## Problem statement
Take every line from the first down to the line with "plt.rcParams['font.size'] = 6.7" and set it down exactly, without the pictures.

## Stored data
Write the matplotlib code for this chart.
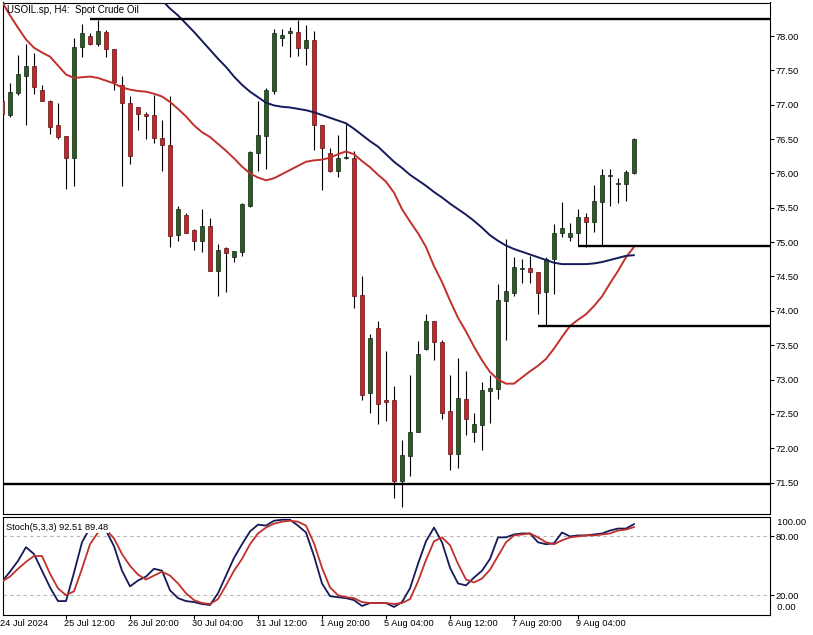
import matplotlib
matplotlib.use("Agg")
import matplotlib.pyplot as plt
from matplotlib.transforms import blended_transform_factory, offset_copy
import numpy as np

plt.rcParams['font.family'] = ['Liberation Sans', 'DejaVu Sans']
plt.rcParams['font.size'] = 6.7

# ---------------- data ----------------
opens = [77.05, 76.85, 77.17, 77.42, 77.56, 77.21, 77.06, 76.70, 76.54, 76.23,
         77.84, 78.00, 77.89, 78.06, 77.81, 77.29, 77.02, 76.96, 76.87, 76.85,
         76.51, 76.42, 75.10, 75.39, 75.17, 75.01, 75.23, 74.58, 74.91, 74.79,
         74.86, 75.53, 76.30, 76.54, 77.20, 77.97, 78.04, 78.06, 77.82, 77.94,
         76.71, 76.30, 76.04, 76.22, 76.23, 74.23, 72.80, 73.75, 72.70, 72.70,
         71.53, 71.89, 72.23, 73.44, 73.85, 73.55, 72.54, 71.91, 72.72, 72.24,
         72.34, 72.84, 72.86, 74.15, 74.26, 74.61, 74.62, 74.56, 74.28, 74.76,
         75.13, 75.07, 75.13, 75.36, 75.30, 75.59, 75.96, 75.85, 75.84, 76.00]
highs = [77.07, 77.31, 77.72, 77.89, 77.76, 77.29, 77.07, 77.03, 76.54, 77.97,
         78.17, 78.04, 78.23, 78.09, 77.81, 77.42, 77.12, 76.97, 76.89, 77.14,
         76.78, 77.12, 75.53, 75.43, 75.19, 75.48, 75.35, 74.97, 74.93, 74.87,
         75.57, 76.32, 77.06, 77.25, 78.10, 78.10, 78.13, 78.23, 78.16, 78.07,
         76.71, 76.37, 76.56, 76.73, 76.32, 74.51, 73.67, 73.85, 73.42, 72.91,
         72.12, 73.07, 73.56, 73.96, 73.85, 73.57, 73.07, 73.31, 73.12, 72.51,
         72.96, 73.07, 74.39, 75.04, 74.78, 74.76, 74.80, 74.56, 74.79, 75.26,
         75.59, 75.28, 75.48, 75.42, 75.83, 76.06, 76.06, 75.93, 76.05, 76.52]
lows = [76.85, 76.82, 77.14, 76.70, 77.16, 77.05, 76.58, 76.50, 75.77, 75.82,
        77.69, 77.87, 77.85, 77.70, 77.21, 75.81, 76.13, 76.63, 76.50, 76.45,
        76.04, 74.93, 75.01, 75.13, 74.88, 74.85, 74.58, 74.21, 74.28, 74.71,
        74.80, 75.51, 76.04, 76.06, 77.15, 77.86, 77.70, 77.71, 77.58, 76.34,
        75.76, 76.02, 75.95, 76.21, 74.04, 72.70, 72.52, 72.36, 72.40, 71.28,
        71.15, 71.59, 72.23, 73.43, 73.29, 72.42, 71.68, 71.71, 72.19, 72.09,
        71.97, 72.37, 72.71, 73.57, 74.22, 74.41, 74.41, 73.95, 73.79, 74.25,
        75.07, 75.01, 74.96, 74.93, 75.15, 74.96, 75.52, 75.57, 75.60, 75.99]
closes = [76.87, 77.18, 77.45, 77.56, 77.26, 77.06, 76.68, 76.53, 76.23, 77.84,
          78.04, 77.88, 78.07, 77.81, 77.33, 77.02, 76.26, 76.87, 76.84, 76.51,
          76.42, 75.09, 75.48, 75.14, 75.01, 75.23, 74.58, 74.89, 74.84, 74.87,
          75.55, 76.31, 76.56, 77.21, 78.05, 78.02, 78.07, 77.82, 77.94, 76.71,
          76.37, 76.04, 76.22, 76.23, 74.22, 72.77, 73.60, 72.64, 72.67, 71.53,
          71.90, 72.23, 73.37, 73.85, 73.55, 72.52, 71.91, 72.73, 72.42, 72.35,
          72.85, 72.88, 74.16, 74.29, 74.64, 74.62, 74.56, 74.26, 74.75, 75.13,
          75.20, 75.13, 75.36, 75.30, 75.60, 75.98, 75.97, 75.86, 76.02, 76.50]

ma_fast = [78.50, 78.30, 78.12, 77.95, 77.83, 77.76, 77.70, 77.57, 77.44, 77.39,
           77.40, 77.41, 77.39, 77.35, 77.31, 77.25, 77.22, 77.20, 77.19, 77.16,
           77.12, 77.04, 76.94, 76.83, 76.70, 76.60, 76.53, 76.43, 76.33, 76.22,
           76.10, 76.00, 75.94, 75.90, 75.93, 75.99, 76.05, 76.11, 76.17, 76.19,
           76.20, 76.23, 76.28, 76.32, 76.28, 76.18, 76.09, 75.98, 75.88, 75.72,
           75.48, 75.30, 75.13, 74.93, 74.65, 74.42, 74.15, 73.90, 73.70, 73.48,
           73.28, 73.11, 73.00, 72.94, 72.94, 73.03, 73.12, 73.20, 73.30, 73.45,
           73.62, 73.78, 73.87, 73.95, 74.07, 74.21, 74.40, 74.58, 74.78, 74.93]
ma_slow = [np.nan] * 20 + [
           78.52, 78.40, 78.30, 78.18, 78.06, 77.93, 77.80, 77.67, 77.55, 77.41,
           77.29, 77.19, 77.11, 77.03, 76.99, 76.97, 76.96, 76.94, 76.92, 76.89,
           76.85, 76.81, 76.77, 76.73, 76.65, 76.56, 76.47, 76.39, 76.28, 76.17,
           76.08, 75.98, 75.90, 75.82, 75.73, 75.65, 75.56, 75.48, 75.40, 75.31,
           75.21, 75.10, 75.02, 74.95, 74.90, 74.86, 74.82, 74.78, 74.74, 74.70,
           74.68, 74.68, 74.68, 74.68, 74.69, 74.71, 74.74, 74.77, 74.80, 74.81]

stoch_k = [34, 44, 55, 69, 62, 45, 28, 14, 14, 43,
           74, 89, 90, 86, 70, 45, 29, 35, 39, 47,
           45, 25, 17, 14, 13, 11, 10, 22, 40, 58,
           72, 85, 92, 91, 96, 97, 97, 91, 84, 60,
           32, 19, 18, 17, 15, 9, 12, 12, 12, 8,
           13, 27, 52, 75, 89, 74, 48, 32, 30, 38,
           45, 57, 79, 79, 82, 83, 83, 74, 72, 73,
           84, 80, 81, 81, 82, 83, 86, 88, 88, 92.51]
stoch_d = [34, 39, 47, 54, 60, 60, 42, 27, 20, 24,
           47, 72, 84, 87, 78, 62, 50, 41, 36, 40,
           44, 40, 32, 22, 15, 12, 11, 16, 30, 45,
           57, 72, 83, 89, 93, 95, 96, 95, 91, 73,
           48, 28, 20, 18, 17, 13, 12, 12, 12, 11,
           12, 16, 34, 56, 75, 79, 71, 52, 36, 33,
           37, 46, 60, 74, 81, 82, 83, 79, 74, 72,
           76, 79, 80, 81, 81, 82, 83, 86, 87, 89.48]

level_prices = [78.25, 74.95, 73.78, 71.48]
level_start_bar = [11, 72, 67, 0]

time_label_bars = [0, 8, 16, 24, 32, 40, 48, 56, 64, 72]
time_labels = ["24 Jul 2024", "25 Jul 12:00", "26 Jul 20:00", "30 Jul 04:00",
               "31 Jul 12:00", "1 Aug 20:00", "5 Aug 04:00", "6 Aug 12:00",
               "7 Aug 20:00", "9 Aug 04:00"]
price_ticks = [71.5, 72.0, 72.5, 73.0, 73.5, 74.0, 74.5, 75.0, 75.5, 76.0, 76.5, 77.0, 77.5, 78.0]

title = "USOIL.sp, H4:  Spot Crude Oil"
stoch_title = "Stoch(5,3,3) 92.51 89.48"

# ---------------- figure ----------------
W, H = 813, 635
fig = plt.figure(figsize=(W / 100, H / 100), dpi=100)
fig.patch.set_facecolor('white')

def rect(l, t, r, b):
    return [l / W, 1 - b / H, (r - l) / W, (b - t) / H]

ax = fig.add_axes(rect(3, 2.5, 770, 513.5))
ax2 = fig.add_axes(rect(3, 516.8, 770, 614.8))

O = np.array(opens); Hh = np.array(highs); L = np.array(lows); C = np.array(closes)
x = np.arange(len(O))
up = C >= O

GREEN = '#2b5a27'
RED = '#c4272a'
ax.vlines(x, L, Hh, color='black', lw=0.8, zorder=2)
body = np.maximum(np.abs(C - O), 0.014)
bot = np.minimum(O, C)
ax.bar(x[up], body[up], bottom=bot[up], width=0.62, color=GREEN,
       edgecolor='#0f250d', linewidth=0.5, zorder=3)
ax.bar(x[~up], body[~up], bottom=bot[~up], width=0.62, color=RED,
       edgecolor='#5a1010', linewidth=0.5, zorder=3)

ax.plot(x, ma_fast, color='#c0302c', lw=1.4, zorder=4, solid_capstyle='round')
ax.plot(x, ma_slow, color='#141a5a', lw=1.4, zorder=4, solid_capstyle='round')

xmin, xmax = 0.125, 96
for p, s in zip(level_prices, level_start_bar):
    ax.hlines(p, max(s, xmin), xmax, color='black', lw=1.7, zorder=5)

ax.set_xlim(xmin, xmax)
ax.set_ylim(71.05, 78.488)
ax.yaxis.tick_right()
ax.set_yticks(price_ticks)
ax.set_yticklabels([f"{v:.2f}" for v in price_ticks])
ax.tick_params(axis='y', direction='out', length=3, width=0.8, pad=0.8, labelsize=6.7)
ax.set_xticks([])
for sp in ax.spines.values():
    sp.set_color('black'); sp.set_linewidth(0.8)

# stochastic
ax2.plot(x, stoch_k, color='#141a5a', lw=1.3, zorder=3)
ax2.plot(x, stoch_d, color='#c0302c', lw=1.3, zorder=4)
for lvl in (80, 20):
    ax2.axhline(lvl, color='#b5b5b5', lw=0.8, ls=(0, (3, 3)), zorder=1)
ax2.set_xlim(xmin, xmax)
ax2.set_ylim(0, 100)
ax2.yaxis.tick_right()
ax2.set_yticks([80, 20])
ax2.set_yticklabels(['80.00', '20.00'])
ax2.tick_params(axis='y', direction='out', length=3, width=0.8, pad=0.8, labelsize=6.7)
trans_y = blended_transform_factory(ax2.transAxes, ax2.transData)
ax2.text(1.0, 94, '  100.00', transform=offset_copy(trans_y, fig=fig, x=1.5, y=0, units='points'),
         ha='left', va='center', fontsize=6.7, clip_on=False)
ax2.text(1.0, 7, '  0.00', transform=offset_copy(trans_y, fig=fig, x=1.5, y=0, units='points'),
         ha='left', va='center', fontsize=6.7, clip_on=False)
ax2.set_xticks(time_label_bars[1:])
ax2.set_xticklabels([])
ax2.tick_params(axis='x', direction='out', length=3, width=0.8)
trans_x = blended_transform_factory(ax2.transData, ax2.transAxes)
for b, lab in zip(time_label_bars, time_labels):
    ax2.text(b - 0.2, -0.045, lab, transform=trans_x, ha='left', va='top',
             fontsize=6.7, clip_on=False)
for sp in ax2.spines.values():
    sp.set_color('black'); sp.set_linewidth(0.8)

fig.text(7 / W, 1 - 10 / H, title, ha='left', va='center', fontsize=7.0)
fig.text(6 / W, 1 - 527 / H, stoch_title, ha='left', va='center', fontsize=6.7,
         bbox=dict(facecolor='white', edgecolor='none', pad=0.8))

fig.savefig('out.png', dpi=100, facecolor='white')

## Written reply
Write the matplotlib code for this chart.
import matplotlib
matplotlib.use("Agg")
import matplotlib.pyplot as plt
from matplotlib.transforms import blended_transform_factory, offset_copy
import numpy as np

plt.rcParams['font.family'] = ['Liberation Sans', 'DejaVu Sans']
plt.rcParams['font.size'] = 6.7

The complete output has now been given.